I little research into analog servos brought some possible solution to light. Analog servos are controlled with a PWM signal. The PWM pulse should be between 1ms and 2ms and repeat at 50Hz.
The basic technology inside an analog servo has been around longer than I have. The circuit converts the signal pulse into a voltage based on it’s length. The output shaft is coupled to a potentiometer which also outputs a voltage. These two voltages are compared to produce an error voltage. The error voltage would be positive or negative based on which direction off the output shaft potentiometer is from the input signal voltage. This voltage is sent through an amplifier and then to the motor. The motor turns in the proper direction until the error voltage is zero.
One problem with this method is the voltage to the motor is proportional to the error voltage.

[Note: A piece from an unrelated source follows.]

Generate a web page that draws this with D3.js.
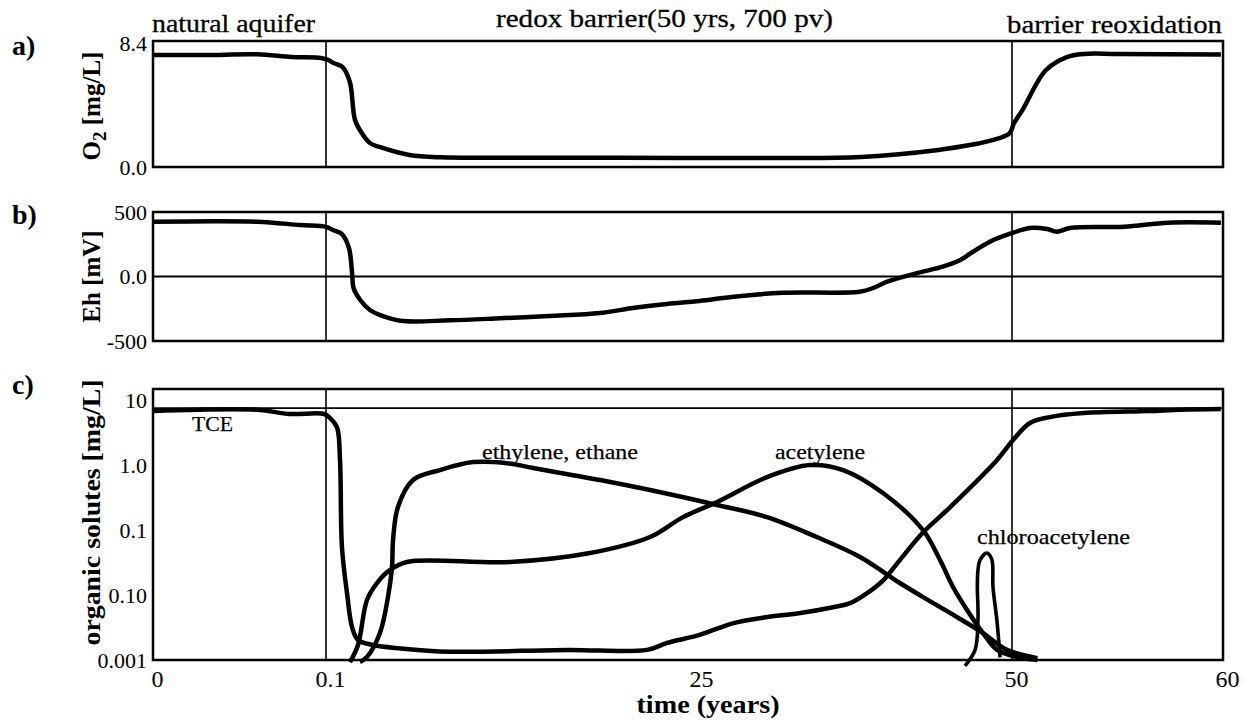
<!DOCTYPE html>
<html>
<head>
<meta charset="utf-8">
<script src="https://cdn.jsdelivr.net/npm/d3@7"></script>
<style>
  body { margin: 0; background: #fff; }
  svg text { font-family: "Liberation Serif", "Times New Roman", serif; fill: #000; }
</style>
</head>
<body>
<svg id="chart" width="1245" height="723"></svg>
<script>
// ---- time axis (years) ----
const timeTicks = [0, 0.1, 25, 50, 60];
const timeTickLabels = ["0", "0.1", "25", "50", "60"];
const phaseBounds = [0.1, 50];
const phaseLabels = ["natural aquifer", "redox barrier(50 yrs, 700 pv)", "barrier reoxidation"];

// ---- a) dissolved oxygen [mg/L] : [time, value] ----
const o2 = [
  [0, 7.64], [0.03, 7.64], [0.06, 7.69], [0.08, 7.51], [0.097, 7.44], [0.1, 7.35],
  [0.25, 7.3], [0.6, 7.1], [1.2, 6.83], [1.7, 5.8], [2.05, 3.21], [2.5, 2.32],
  [3.05, 1.64], [3.9, 1.3], [5.7, 0.82], [7.8, 0.66], [12, 0.63], [20, 0.63],
  [30, 0.62], [38, 0.68], [44, 1.15], [47, 1.55], [48.5, 1.85], [49.8, 2.3],
  [50.1, 3.0], [50.5, 3.9], [51.6, 6.6], [52.6, 7.5], [53.4, 7.72], [55, 7.72], [59.9, 7.68]
];
const o2Ticks = [0, 8.4];
const o2TickLabels = ["0.0", "8.4"];

// ---- b) redox potential Eh [mV] ----
const eh = [
  [0, 425], [0.06, 425], [0.085, 399], [0.1, 385], [0.57, 360], [1.17, 329],
  [1.64, 221], [1.85, 27], [1.95, -89], [2.4, -182], [3.05, -260], [3.7, -298],
  [5.1, -343], [8.4, -340], [11.8, -324], [15.1, -306], [18.5, -283], [20.7, -244],
  [23, -213], [25.2, -190], [27.9, -157], [31.8, -126], [37.9, -118], [39, -89],
  [40.1, -40], [42.5, 27], [44.5, 76], [45.9, 128], [46.9, 192], [48.25, 270],
  [49.8, 330], [50.85, 376], [51.66, 368], [52.13, 347], [52.75, 376], [55.3, 386],
  [57.4, 417], [59.9, 417]
];
const ehTicks = [-500, 0, 500];
const ehTickLabels = ["-500", "0.0", "500"];

// ---- c) organic solutes [mg/L] ----
const tce = [
  [0, 6.8], [0.06, 7.1], [0.079, 6.1], [0.099, 6.1], [0.37, 5.3], [0.84, 3.8],
  [1.04, 1.19], [1.17, 0.055], [1.51, 0.0107], [1.85, 0.0032], [2.25, 0.00203],
  [3.25, 0.0017], [5.07, 0.00151], [8.4, 0.00134], [16.3, 0.00143], [21.65, 0.00143],
  [23, 0.00183], [25.2, 0.00243], [27.9, 0.0037], [30.6, 0.0046], [33.2, 0.0053],
  [35.8, 0.0065], [37.15, 0.0075], [38.5, 0.0107], [39.8, 0.017], [41.1, 0.0345],
  [42.9, 0.09], [45.1, 0.226], [48.8, 1.19], [50.05, 2.43], [50.85, 4.43],
  [51.8, 5.47], [53.4, 6.31], [56.5, 6.77], [58, 7.1], [59.9, 7.27]
];
const ethylene = [
  [2.38, 0.00093], [2.85, 0.00111], [3.72, 0.0026], [4.26, 0.0093], [4.53, 0.027],
  [4.6, 0.07], [4.93, 0.226], [5.94, 0.588], [7.75, 0.838], [9.97, 1.11],
  [12.25, 1.07], [14.0, 0.9], [18.49, 0.588], [21.85, 0.412], [26.6, 0.243],
  [30.56, 0.158], [34.5, 0.078], [37.94, 0.0385], [41.1, 0.0153], [42.94, 0.0093],
  [45.08, 0.0053], [47.7, 0.0026], [49.6, 0.00143], [51.2, 0.00107]
];
const acetylene = [
  [1.71, 0.00093], [2.25, 0.0017], [2.85, 0.0084], [3.52, 0.0153], [4.4, 0.0243],
  [5.54, 0.0322], [12.45, 0.0322], [17.82, 0.0443], [21.85, 0.078], [24.06, 0.158],
  [26.6, 0.27], [30.56, 0.653], [33.97, 1.0], [36.59, 0.838], [39.76, 0.371],
  [42.94, 0.1], [44.29, 0.0345], [45.32, 0.0133], [46.43, 0.0059],
  [47.7, 0.0026], [48.81, 0.00143], [50.24, 0.00111], [51.2, 0.001]
];
const chloroacetylene = [
  [46.27, 0.00081], [47.07, 0.00143], [47.3, 0.0041], [47.25, 0.014], [47.3, 0.0243],
  [47.46, 0.0345], [48.0, 0.0443], [48.4, 0.035], [48.49, 0.0133], [48.8, 0.0041],
  [49.05, 0.0011]
];
const tceSourceLevel = [7.5];
const soluteTicks = [0.001, 0.01, 0.1, 1, 10];
const soluteTickLabels = ["0.001", "0.10", "0.1", "1.0", "10"];

// curve names, anchored in data units (time, concentration)
const seriesLabels = [
  { name: "TCE", t: 0.0225, v: 3.4 },
  { name: "ethylene, ethane", t: 10.57, v: 1.24 },
  { name: "acetylene", t: 31.19, v: 1.24 },
  { name: "chloroacetylene", t: 47.22, v: 0.062 }
];
const seriesLabelWidths = [41, 156, 90, 153];

// ---- layout ----
const svg = d3.select("#chart");
const left = 153, right = 1223;
const x = d3.scaleLinear().domain(timeTicks).range([left, 326, 697, 1012, right]);

const panels = [
  { key: "a)", top: 41, bottom: 167 },
  { key: "b)", top: 212, bottom: 341 },
  { key: "c)", top: 389, bottom: 660 }
];
const yA = d3.scaleLinear().domain([0, 8.6]).range([panels[0].bottom, panels[0].top]);
const yB = d3.scaleLinear().domain([-500, 500]).range([panels[1].bottom, panels[1].top]);
const yC = d3.scaleLog().domain([0.001, 14.8]).range([panels[2].bottom, panels[2].top]);

function drawSeries(data, y, width) {
  svg.append("path")
    .datum(data)
    .attr("fill", "none")
    .attr("stroke", "#000")
    .attr("stroke-width", width)
    .attr("stroke-linejoin", "round")
    .attr("d", d3.line().x(d => x(d[0])).y(d => y(d[1])).curve(d3.curveCatmullRom.alpha(0.5)));
}

function yAxis(y, ticks, labels) {
  const g = svg.append("g")
    .attr("transform", `translate(${left},0)`)
    .call(d3.axisLeft(y).tickValues(ticks).tickSize(0).tickPadding(6)
      .tickFormat((d, i) => labels[i]));
  g.select(".domain").remove();
  g.selectAll("text").attr("font-size", 22).attr("font-family", "Liberation Serif");
}

// panel frames, phase boundaries
panels.forEach(p => {
  phaseBounds.forEach(t => {
    svg.append("line")
      .attr("x1", x(t)).attr("x2", x(t)).attr("y1", p.top).attr("y2", p.bottom)
      .attr("stroke", "#000").attr("stroke-width", 1.6);
  });
  svg.append("rect")
    .attr("x", left).attr("y", p.top)
    .attr("width", right - left).attr("height", p.bottom - p.top)
    .attr("fill", "none").attr("stroke", "#000").attr("stroke-width", 2.5);
});

// reference levels
svg.append("line").attr("x1", left).attr("x2", right)
  .attr("y1", yB(0)).attr("y2", yB(0)).attr("stroke", "#000").attr("stroke-width", 1.8);
tceSourceLevel.forEach(v => {
  svg.append("line").attr("x1", left).attr("x2", right)
    .attr("y1", yC(v)).attr("y2", yC(v)).attr("stroke", "#000").attr("stroke-width", 1.8);
});

// series
drawSeries(o2, yA, 4.5);
drawSeries(eh, yB, 4.5);
[tce, ethylene, acetylene].forEach(s => drawSeries(s, yC, 4.5));
drawSeries(chloroacetylene, yC, 3.6);

// axes
yAxis(yA, o2Ticks, o2TickLabels);
yAxis(yB, ehTicks, ehTickLabels);
yAxis(yC, soluteTicks, soluteTickLabels);

const xg = svg.append("g")
  .attr("transform", `translate(4,${panels[2].bottom})`)
  .call(d3.axisBottom(x).tickValues(timeTicks).tickSize(0).tickPadding(10)
    .tickFormat((d, i) => timeTickLabels[i]));
xg.select(".domain").remove();
xg.selectAll("text").attr("font-size", 24).attr("font-family", "Liberation Serif");

// phase headings
const headPos = [
  { x: 152, y: 32, w: 163 },
  { x: 496, y: 27, w: 337 },
  { x: 1007, y: 33, w: 215 }
];
phaseLabels.forEach((s, i) => {
  svg.append("text").text(s)
    .attr("x", headPos[i].x).attr("y", headPos[i].y)
    .attr("font-size", 26)
    .attr("stroke", "#000").attr("stroke-width", 0.3)
    .attr("textLength", headPos[i].w).attr("lengthAdjust", "spacingAndGlyphs");
});

// series labels
seriesLabels.forEach((l, i) => {
  svg.append("text").text(l.name)
    .attr("x", x(l.t)).attr("y", yC(l.v))
    .attr("font-size", 22)
    .attr("stroke", "#000").attr("stroke-width", 0.25)
    .attr("textLength", seriesLabelWidths[i]).attr("lengthAdjust", "spacingAndGlyphs");
});

// panel letters
panels.forEach((p, i) => {
  svg.append("text").text(p.key)
    .attr("x", 12).attr("y", [55, 224, 394][i])
    .attr("font-size", 28).attr("font-weight", "bold");
});

// axis titles
const titleX = 100;
const o2Title = svg.append("text")
  .attr("transform", `translate(${titleX},${(panels[0].top + panels[0].bottom) / 2 + 2}) rotate(-90)`)
  .attr("text-anchor", "middle").attr("font-size", 25).attr("font-weight", "bold");
o2Title.append("tspan").text("O");
o2Title.append("tspan").text("2").attr("font-size", 19).attr("dy", 6);
o2Title.append("tspan").text(" [mg/L]").attr("dy", -6);

svg.append("text").text("Eh [mV]")
  .attr("transform", `translate(${titleX},${(panels[1].top + panels[1].bottom) / 2}) rotate(-90)`)
  .attr("text-anchor", "middle").attr("font-size", 25).attr("font-weight", "bold");

svg.append("text").text("organic solutes [mg/L]")
  .attr("transform", `translate(${titleX},${(panels[2].top + panels[2].bottom) / 2 - 12}) rotate(-90)`)
  .attr("text-anchor", "middle").attr("font-size", 25).attr("font-weight", "bold")
  .attr("textLength", 266).attr("lengthAdjust", "spacingAndGlyphs");

svg.append("text").text("time (years)")
  .attr("x", 708).attr("y", 713)
  .attr("text-anchor", "middle").attr("font-size", 25).attr("font-weight", "bold")
  .attr("textLength", 143).attr("lengthAdjust", "spacingAndGlyphs");
</script>
</body>
</html>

The motor will have very little torque when the error is small, as would occur with small moves.
To keep the servo from being overly sensitive to small changes changes in the pulse length, the servos have a deadband. Over sensitivity would cause jittering and use a lot of power. The deadband is expressed in microseconds (us). Analog servos typically have a 5us deadband. If the error is less than the deadband, the servo will not move.
If the servo pulse range is 1ms to 2ms or a 1000us range, then this causes the second problem. A 1000us range divided by the 5us deadband is 200. This means I basically have to move more the 1/200 of the usable range to get it to move. The full range is 180° so I have roughly 1° resolution. That will cause lines to look very jittery.
Try this to get a feel for an analog servo. With the servo receiving a commanded position, attempt to rotate the output. You will notice two thing. First you will notice the strength of the servo is proportional to how far you twist it off the commanded position. The second thing to notice is noise and vibration. That vibration is the 50Hz PWM period.
Digital Servos use the same same basic input method (1ms to 2ms pulse) to preserve backward compatibility, but everything is done digitally. Additionally, most of the servo’s parameters can be programmed. The digital circuit does not need to be limited to the 50Hz period and the control loop can be more sophisticated than simply using the error voltage.
The two immediate things I can take advantage of is lowering the deadband. I can program it down to 1us or on some servos even lower. This give me a 5x improvement in resolution. The other thing is the higher torque at small moves.
Try this to get the feel for a digital servo. With the servo receiving a commanded position, attempt to rotate the output. You will notice two thing. First you will notice the strength is very strong regardless of how far you twist it. The second thing to notice is noise and vibration. That vibration is going to be a much higher pitch.
The results are subtle, but I think it is better. With no changes to the firmware it got a little better. I changed the update rate from 50Hz to 200Hz and it got a little better again.
I used Hitec HS5055MG servos. I wanted a brand name servo, I know I could program. Out of the box the servo only had about 90deg of rotation. I was able to up that to about 178. I was quite surprised I could not get 180°. That needed to be accounted for in the kinematic or the shapes are distorted.
I think if you want the best, go for the digital, but in my opinion, the improment in quality did not justify the cost.